### DATA RECORDS
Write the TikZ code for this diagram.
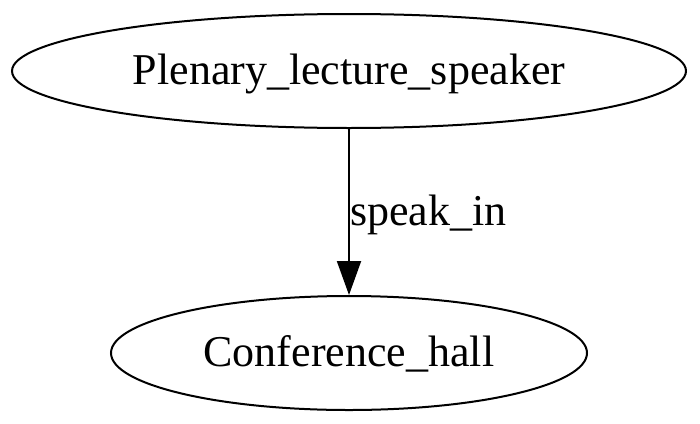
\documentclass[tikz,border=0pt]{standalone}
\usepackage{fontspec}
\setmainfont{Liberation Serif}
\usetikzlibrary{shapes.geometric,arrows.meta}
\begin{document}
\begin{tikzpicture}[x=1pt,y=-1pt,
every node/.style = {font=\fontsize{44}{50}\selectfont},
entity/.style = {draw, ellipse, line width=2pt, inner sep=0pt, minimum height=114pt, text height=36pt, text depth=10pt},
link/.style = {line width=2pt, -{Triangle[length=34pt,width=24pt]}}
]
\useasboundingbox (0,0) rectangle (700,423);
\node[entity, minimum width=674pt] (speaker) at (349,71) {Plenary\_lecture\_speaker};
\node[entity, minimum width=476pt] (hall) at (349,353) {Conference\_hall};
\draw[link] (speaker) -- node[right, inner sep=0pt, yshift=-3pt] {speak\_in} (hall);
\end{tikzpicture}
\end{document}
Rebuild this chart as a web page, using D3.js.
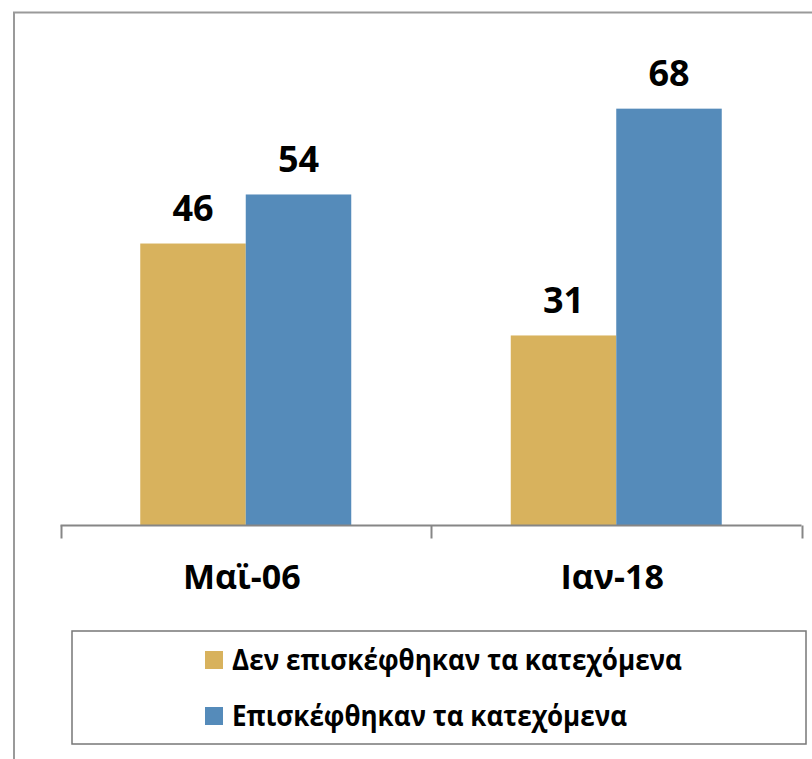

### YOUR OBJECTIVE
Copy each line above precisely, dropping the pictures.

### SOLUTION TO THE EXERCISE
Write the TikZ code for this diagram.
\documentclass[tikz,border=0pt]{standalone}
\usepackage{fontspec}
\setmainfont{Liberation Serif}
\usetikzlibrary{shapes.geometric,arrows.meta}
\begin{document}
\begin{tikzpicture}[x=1pt,y=-1pt,
every node/.style = {font=\fontsize{44}{50}\selectfont},
entity/.style = {draw, ellipse, line width=2pt, inner sep=0pt, minimum height=114pt, text height=36pt, text depth=10pt},
link/.style = {line width=2pt, -{Triangle[length=34pt,width=24pt]}}
]
\useasboundingbox (0,0) rectangle (700,423);
\node[entity, minimum width=674pt] (speaker) at (349,71) {Plenary\_lecture\_speaker};
\node[entity, minimum width=476pt] (hall) at (349,353) {Conference\_hall};
\draw[link] (speaker) -- node[right, inner sep=0pt, yshift=-3pt] {speak\_in} (hall);
\end{tikzpicture}
\end{document}
Rebuild this chart as a web page, using D3.js.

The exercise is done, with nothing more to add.